-- SUPPLIED INFORMATION start --
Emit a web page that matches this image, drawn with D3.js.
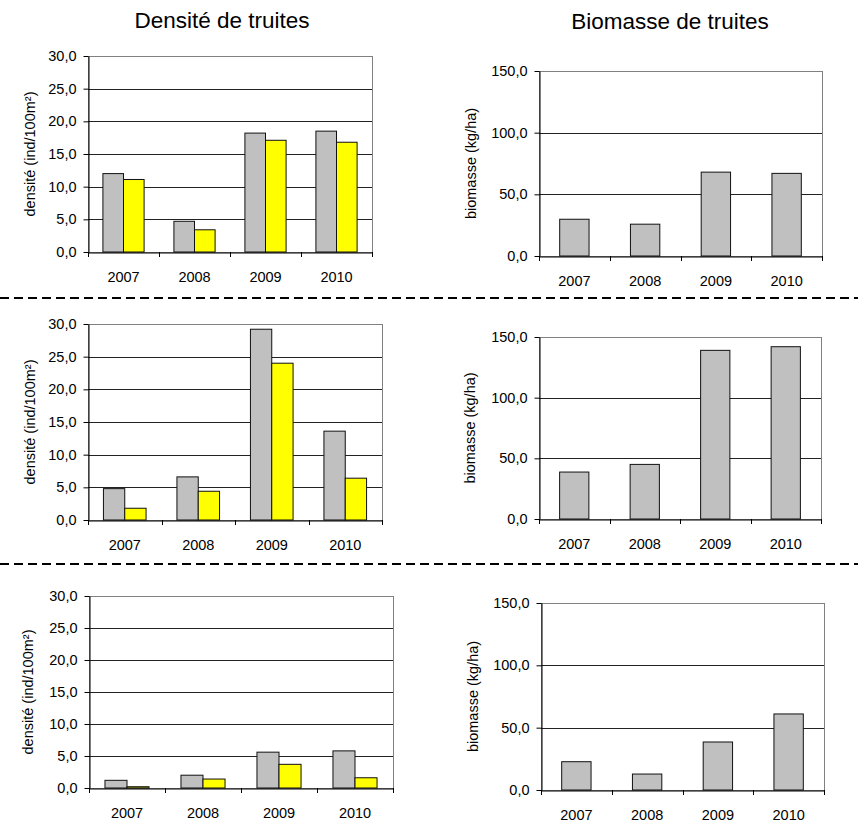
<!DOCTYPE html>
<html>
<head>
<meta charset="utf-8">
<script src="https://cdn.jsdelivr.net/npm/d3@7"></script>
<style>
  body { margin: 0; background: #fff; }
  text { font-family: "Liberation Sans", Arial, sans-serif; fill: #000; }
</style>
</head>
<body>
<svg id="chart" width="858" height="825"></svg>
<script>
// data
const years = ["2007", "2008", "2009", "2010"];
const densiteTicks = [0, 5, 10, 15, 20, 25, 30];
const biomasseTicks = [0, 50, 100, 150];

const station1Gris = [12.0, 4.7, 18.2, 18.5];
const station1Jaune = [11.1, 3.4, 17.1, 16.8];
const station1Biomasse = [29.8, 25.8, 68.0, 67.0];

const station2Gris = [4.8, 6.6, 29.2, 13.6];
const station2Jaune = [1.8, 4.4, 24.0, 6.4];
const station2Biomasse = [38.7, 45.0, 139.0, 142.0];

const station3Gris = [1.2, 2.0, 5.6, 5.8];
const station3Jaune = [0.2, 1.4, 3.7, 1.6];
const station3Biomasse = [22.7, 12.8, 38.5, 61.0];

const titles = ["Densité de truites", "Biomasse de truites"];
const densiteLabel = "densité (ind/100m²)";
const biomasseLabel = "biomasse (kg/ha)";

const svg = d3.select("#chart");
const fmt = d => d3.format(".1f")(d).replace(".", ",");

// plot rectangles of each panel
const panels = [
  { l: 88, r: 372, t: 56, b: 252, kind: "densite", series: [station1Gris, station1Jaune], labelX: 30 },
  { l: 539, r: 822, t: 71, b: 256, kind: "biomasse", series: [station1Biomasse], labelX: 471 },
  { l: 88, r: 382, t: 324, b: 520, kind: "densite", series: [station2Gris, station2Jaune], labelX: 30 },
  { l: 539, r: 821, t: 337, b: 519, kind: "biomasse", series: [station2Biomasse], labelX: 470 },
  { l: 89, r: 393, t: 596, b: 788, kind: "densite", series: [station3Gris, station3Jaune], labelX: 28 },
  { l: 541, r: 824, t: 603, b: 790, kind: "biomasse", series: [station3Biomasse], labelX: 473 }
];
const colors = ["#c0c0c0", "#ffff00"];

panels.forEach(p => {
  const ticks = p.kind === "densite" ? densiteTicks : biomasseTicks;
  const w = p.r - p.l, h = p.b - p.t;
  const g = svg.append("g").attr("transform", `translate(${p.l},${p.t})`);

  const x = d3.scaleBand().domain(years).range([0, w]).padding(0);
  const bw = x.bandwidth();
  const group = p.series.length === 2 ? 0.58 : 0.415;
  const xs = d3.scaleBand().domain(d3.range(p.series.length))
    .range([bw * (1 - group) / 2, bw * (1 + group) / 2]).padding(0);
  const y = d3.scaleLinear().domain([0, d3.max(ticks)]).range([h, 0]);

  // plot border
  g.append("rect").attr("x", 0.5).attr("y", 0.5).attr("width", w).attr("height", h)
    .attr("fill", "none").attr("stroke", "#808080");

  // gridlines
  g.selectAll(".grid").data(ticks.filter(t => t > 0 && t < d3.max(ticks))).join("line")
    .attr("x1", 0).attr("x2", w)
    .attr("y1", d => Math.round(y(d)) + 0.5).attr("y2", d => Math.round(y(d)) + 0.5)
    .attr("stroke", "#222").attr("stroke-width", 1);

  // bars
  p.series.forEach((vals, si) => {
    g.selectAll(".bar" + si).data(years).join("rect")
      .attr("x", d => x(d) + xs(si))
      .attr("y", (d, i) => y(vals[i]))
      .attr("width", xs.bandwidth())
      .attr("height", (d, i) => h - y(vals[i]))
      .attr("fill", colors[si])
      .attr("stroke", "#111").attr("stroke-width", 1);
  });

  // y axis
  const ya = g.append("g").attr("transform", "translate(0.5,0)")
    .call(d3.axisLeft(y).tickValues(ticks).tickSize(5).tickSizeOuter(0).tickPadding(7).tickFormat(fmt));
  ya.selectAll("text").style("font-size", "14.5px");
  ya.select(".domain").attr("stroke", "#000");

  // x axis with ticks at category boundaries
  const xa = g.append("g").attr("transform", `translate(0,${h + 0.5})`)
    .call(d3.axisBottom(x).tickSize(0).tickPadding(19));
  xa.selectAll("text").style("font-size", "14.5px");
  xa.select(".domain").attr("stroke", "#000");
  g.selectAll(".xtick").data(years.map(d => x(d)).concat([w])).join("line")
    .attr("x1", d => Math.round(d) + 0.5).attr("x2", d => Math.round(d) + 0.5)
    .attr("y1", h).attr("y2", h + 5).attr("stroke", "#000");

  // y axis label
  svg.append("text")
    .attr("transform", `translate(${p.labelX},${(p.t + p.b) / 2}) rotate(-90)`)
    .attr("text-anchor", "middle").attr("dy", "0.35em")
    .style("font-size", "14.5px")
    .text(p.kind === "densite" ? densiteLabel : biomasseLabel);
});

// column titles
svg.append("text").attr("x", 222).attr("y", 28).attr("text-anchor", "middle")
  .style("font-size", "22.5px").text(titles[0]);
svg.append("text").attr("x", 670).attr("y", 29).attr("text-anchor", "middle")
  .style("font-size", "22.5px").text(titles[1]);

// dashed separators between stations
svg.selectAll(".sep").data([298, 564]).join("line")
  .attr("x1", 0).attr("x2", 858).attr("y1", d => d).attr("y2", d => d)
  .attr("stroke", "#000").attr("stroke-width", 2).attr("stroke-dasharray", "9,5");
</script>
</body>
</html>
-- SUPPLIED INFORMATION end --
### WHAT NEEDS TO BE DONE
Reproduce all of the material exactly, apart from the pictures.

### EXERCISE ANSWER
Emit a web page that matches this image, drawn with D3.js.
<!DOCTYPE html>
<html>
<head>
<meta charset="utf-8">
<script src="https://cdn.jsdelivr.net/npm/d3@7"></script>
<style>
  body { margin: 0; background: #fff; }
  text { font-family: "Liberation Sans", Arial, sans-serif; fill: #000; }
</style>
</head>
<body>
<svg id="chart" width="858" height="825"></svg>
<script>
// data
const years = ["2007", "2008", "2009", "2010"];
const densiteTicks = [0, 5, 10, 15, 20, 25, 30];
const biomasseTicks = [0, 50, 100, 150];

const station1Gris = [12.0, 4.7, 18.2, 18.5];
const station1Jaune = [11.1, 3.4, 17.1, 16.8];
const station1Biomasse = [29.8, 25.8, 68.0, 67.0];

const station2Gris = [4.8, 6.6, 29.2, 13.6];
const station2Jaune = [1.8, 4.4, 24.0, 6.4];
const station2Biomasse = [38.7, 45.0, 139.0, 142.0];

const station3Gris = [1.2, 2.0, 5.6, 5.8];
const station3Jaune = [0.2, 1.4, 3.7, 1.6];
const station3Biomasse = [22.7, 12.8, 38.5, 61.0];

const titles = ["Densité de truites", "Biomasse de truites"];
const densiteLabel = "densité (ind/100m²)";
const biomasseLabel = "biomasse (kg/ha)";

const svg = d3.select("#chart");
const fmt = d => d3.format(".1f")(d).replace(".", ",");

// plot rectangles of each panel
const panels = [
  { l: 88, r: 372, t: 56, b: 252, kind: "densite", series: [station1Gris, station1Jaune], labelX: 30 },
  { l: 539, r: 822, t: 71, b: 256, kind: "biomasse", series: [station1Biomasse], labelX: 471 },
  { l: 88, r: 382, t: 324, b: 520, kind: "densite", series: [station2Gris, station2Jaune], labelX: 30 },
  { l: 539, r: 821, t: 337, b: 519, kind: "biomasse", series: [station2Biomasse], labelX: 470 },
  { l: 89, r: 393, t: 596, b: 788, kind: "densite", series: [station3Gris, station3Jaune], labelX: 28 },
  { l: 541, r: 824, t: 603, b: 790, kind: "biomasse", series: [station3Biomasse], labelX: 473 }
];
const colors = ["#c0c0c0", "#ffff00"];

panels.forEach(p => {
  const ticks = p.kind === "densite" ? densiteTicks : biomasseTicks;
  const w = p.r - p.l, h = p.b - p.t;
  const g = svg.append("g").attr("transform", `translate(${p.l},${p.t})`);

  const x = d3.scaleBand().domain(years).range([0, w]).padding(0);
  const bw = x.bandwidth();
  const group = p.series.length === 2 ? 0.58 : 0.415;
  const xs = d3.scaleBand().domain(d3.range(p.series.length))
    .range([bw * (1 - group) / 2, bw * (1 + group) / 2]).padding(0);
  const y = d3.scaleLinear().domain([0, d3.max(ticks)]).range([h, 0]);

  // plot border
  g.append("rect").attr("x", 0.5).attr("y", 0.5).attr("width", w).attr("height", h)
    .attr("fill", "none").attr("stroke", "#808080");

  // gridlines
  g.selectAll(".grid").data(ticks.filter(t => t > 0 && t < d3.max(ticks))).join("line")
    .attr("x1", 0).attr("x2", w)
    .attr("y1", d => Math.round(y(d)) + 0.5).attr("y2", d => Math.round(y(d)) + 0.5)
    .attr("stroke", "#222").attr("stroke-width", 1);

  // bars
  p.series.forEach((vals, si) => {
    g.selectAll(".bar" + si).data(years).join("rect")
      .attr("x", d => x(d) + xs(si))
      .attr("y", (d, i) => y(vals[i]))
      .attr("width", xs.bandwidth())
      .attr("height", (d, i) => h - y(vals[i]))
      .attr("fill", colors[si])
      .attr("stroke", "#111").attr("stroke-width", 1);
  });

  // y axis
  const ya = g.append("g").attr("transform", "translate(0.5,0)")
    .call(d3.axisLeft(y).tickValues(ticks).tickSize(5).tickSizeOuter(0).tickPadding(7).tickFormat(fmt));
  ya.selectAll("text").style("font-size", "14.5px");
  ya.select(".domain").attr("stroke", "#000");

  // x axis with ticks at category boundaries
  const xa = g.append("g").attr("transform", `translate(0,${h + 0.5})`)
    .call(d3.axisBottom(x).tickSize(0).tickPadding(19));
  xa.selectAll("text").style("font-size", "14.5px");
  xa.select(".domain").attr("stroke", "#000");
  g.selectAll(".xtick").data(years.map(d => x(d)).concat([w])).join("line")
    .attr("x1", d => Math.round(d) + 0.5).attr("x2", d => Math.round(d) + 0.5)
    .attr("y1", h).attr("y2", h + 5).attr("stroke", "#000");

  // y axis label
  svg.append("text")
    .attr("transform", `translate(${p.labelX},${(p.t + p.b) / 2}) rotate(-90)`)
    .attr("text-anchor", "middle").attr("dy", "0.35em")
    .style("font-size", "14.5px")
    .text(p.kind === "densite" ? densiteLabel : biomasseLabel);
});

// column titles
svg.append("text").attr("x", 222).attr("y", 28).attr("text-anchor", "middle")
  .style("font-size", "22.5px").text(titles[0]);
svg.append("text").attr("x", 670).attr("y", 29).attr("text-anchor", "middle")
  .style("font-size", "22.5px").text(titles[1]);

// dashed separators between stations
svg.selectAll(".sep").data([298, 564]).join("line")
  .attr("x1", 0).attr("x2", 858).attr("y1", d => d).attr("y2", d => d)
  .attr("stroke", "#000").attr("stroke-width", 2).attr("stroke-dasharray", "9,5");
</script>
</body>
</html>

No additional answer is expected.